8. How does the case file get to you?
Drafting under the methodology requires that the multi-agent stack train on the actual case record at intake. Case files are delivered through secure file transfer, encrypted cloud share, or litigation platform access — preference confirmed during the discovery call. The Case File is treated as confidential, subject to encryption at rest and in transit, access controls limited to engagement personnel, and the no-training-on-Client-data commitments described in the Terms of Service.
9. Is the work product privileged?
Deliverables are produced for the retaining attorney's use in connection with anticipated or pending litigation and are intended to be treated as attorney work product prepared at the direction of the retaining attorney for purposes of Federal Rule of Civil Procedure 26(b)(3) and Florida Rule of Civil Procedure 1.280(c)(4). The retaining attorney directs disclosure decisions. TZPG does not voluntarily disclose engagement materials absent the retaining attorney's written direction or legal compulsion.
10. Who can engage the service?
Law firms and attorneys engaging on behalf of a law firm in connection with a matter in which the retaining attorney represents an underlying client or anticipates such representation. The Services are not offered to pro se litigants, are not used to ghostwrite pleadings for direct-to-consumer use, and are not used to circumvent rules regulating the unauthorized practice of law in any jurisdiction. Stevens does not appear on the record in any capacity, is not co-counsel or of counsel, and does not communicate directly with opposing parties, opposing counsel, the underlying client, or tribunals regarding the matter.

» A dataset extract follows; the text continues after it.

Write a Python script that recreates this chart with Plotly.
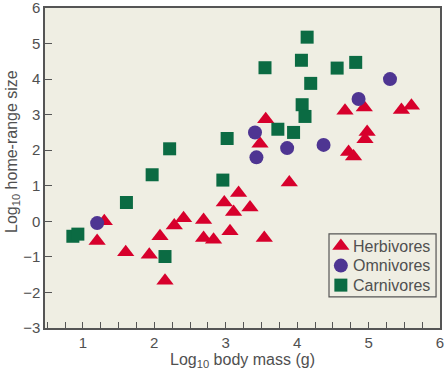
import plotly.graph_objects as go

herb_x = [1.20, 1.30, 1.60, 1.93, 2.08, 2.15, 2.28, 2.41, 2.69, 2.69, 2.83, 2.98, 3.06, 3.11, 3.18, 3.34, 3.54,
          3.48, 3.56, 3.89, 4.67, 4.72, 4.79, 4.95, 4.98, 4.94, 5.46, 5.60]
herb_y = [-0.55, 0.00, -0.87, -0.94, -0.42, -1.67, -0.12, 0.09, 0.04, -0.47, -0.52, 0.53, -0.28, 0.26, 0.80, 0.39, -0.47,
          2.18, 2.87, 1.09, 3.11, 1.95, 1.82, 2.31, 2.51, 3.20, 3.13, 3.25]

omni_x = [1.20, 3.41, 3.43, 3.86, 4.37, 4.86, 5.30]
omni_y = [-0.05, 2.50, 1.80, 2.06, 2.15, 3.44, 4.00]

carn_x = [0.86, 0.93, 1.61, 1.97, 2.15, 2.215, 2.96, 3.02, 3.55, 3.73, 3.95, 4.06, 4.07, 4.11, 4.14, 4.19, 4.56, 4.82]
carn_y = [-0.42, -0.36, 0.53, 1.31, -0.99, 2.04, 1.16, 2.33, 4.32, 2.59, 2.50, 4.53, 3.28, 2.95, 5.18, 3.88, 4.31, 4.47]

series_names = ["Herbivores", "Omnivores", "Carnivores"]
x_tick_vals = [1, 2, 3, 4, 5, 6]
y_tick_vals = [-3, -2, -1, 0, 1, 2, 3, 4, 5, 6]
y_tick_text = ["\u22123", "\u22122", "\u22121", "0", "1", "2", "3", "4", "5", "6"]
x_title = "Log<sub>10</sub> body mass (g)"
y_title = "Log<sub>10</sub> home-range size"

RED = "#d7002c"
PURPLE = "#4e3592"
GREEN = "#0b6b43"
BG = "#efeee3"
TXT = "#505050"
AX = "#555555"
FONT = "Liberation Sans, Arial, sans-serif"

symbols = ["triangle-up", "circle", "square"]
colors = [RED, PURPLE, GREEN]
sizes = [15, 14, 13]
data = [(herb_x, herb_y), (omni_x, omni_y), (carn_x, carn_y)]

fig = go.Figure()
for (xs, ys), nm, sym, col, sz in zip(data, series_names, symbols, colors, sizes):
    fig.add_trace(go.Scatter(x=xs, y=ys, mode="markers", name=nm, showlegend=False,
                             marker=dict(symbol=sym, size=sz, color=col, line=dict(width=0))))

# custom legend (box, symbols on overlay axes, labels)
leg_x0, leg_x1, leg_y0, leg_y1 = 0.719, 0.990, 0.097, 0.294
leg_rows = [0.256, 0.195, 0.134]
leg_sym_x = 0.749
leg_txt_x = 0.775
fig.add_shape(type="rect", xref="paper", yref="paper", x0=leg_x0, x1=leg_x1, y0=leg_y0, y1=leg_y1,
              line=dict(color=AX, width=1.2), fillcolor=BG, layer="below")
for nm, sym, col, sz, ry in zip(series_names, symbols, colors, sizes, leg_rows):
    fig.add_trace(go.Scatter(x=[leg_sym_x], y=[ry], xaxis="x2", yaxis="y2", mode="markers", showlegend=False,
                             hoverinfo="skip",
                             marker=dict(symbol=sym, size=sz, color=col, line=dict(width=0))))
    fig.add_annotation(x=leg_txt_x, y=ry, xref="paper", yref="paper", text=nm, showarrow=False,
                       xanchor="left", yanchor="middle", font=dict(size=16, color=TXT, family=FONT))

# y-axis title (placed as in the reference, slightly above centre)
fig.add_annotation(x=-0.0835, y=0.55, xref="paper", yref="paper", text=y_title, showarrow=False,
                   textangle=-90, xanchor="center", yanchor="middle",
                   font=dict(size=16, color=TXT, family=FONT))

fig.update_layout(
    width=446, height=377,
    margin=dict(l=45, r=6, t=8, b=49),
    paper_bgcolor="white", plot_bgcolor=BG,
    font=dict(family=FONT, size=16, color=TXT),
    showlegend=False,
    xaxis=dict(range=[0.47, 6.0], tickmode="array", tickvals=x_tick_vals,
               ticks="inside", ticklen=6, tickcolor=AX, tickwidth=1, automargin=False,
               ticklabeloverflow="allow",
               minor=dict(dtick=0.25, tick0=0, ticks="inside", ticklen=6, tickcolor=AX, showgrid=False),
               showgrid=False, zeroline=False, showline=True, linecolor=AX, linewidth=1.5, mirror=True,
               title=dict(text=x_title, standoff=4, font=dict(size=16, color=TXT)),
               tickfont=dict(size=15, color=TXT)),
    yaxis=dict(range=[-3.0, 6.0], tickmode="array", tickvals=y_tick_vals, ticktext=y_tick_text,
               ticks="inside", ticklen=7, tickcolor=AX, tickwidth=1, automargin=False,
               ticklabeloverflow="allow",
               showgrid=False, zeroline=False, showline=True, linecolor=AX, linewidth=1.5, mirror=True,
               tickfont=dict(size=15, color=TXT)),
    xaxis2=dict(overlaying="x", range=[0, 1], visible=False, fixedrange=True),
    yaxis2=dict(overlaying="y", range=[0, 1], visible=False, fixedrange=True),
)

fig.write_html("out.html", config={"displayModeBar": False},
               post_script="document.body.style.margin='0';document.body.style.overflow='hidden';")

11. Who is behind the methodology?
Chaz Stevens — CLE faculty, author of the FOI Request Engineering Playbook, and active pro se plaintiff in Stevens v. LaMarca (S.D. Fla.) and related Florida state-court matters. The methodology was developed against the procedural reality of being the signature on filings in federal and Florida state court, against opposing counsel who treated the matter as adversarial. The gates exist because the operator has been the person responsible for what gets filed.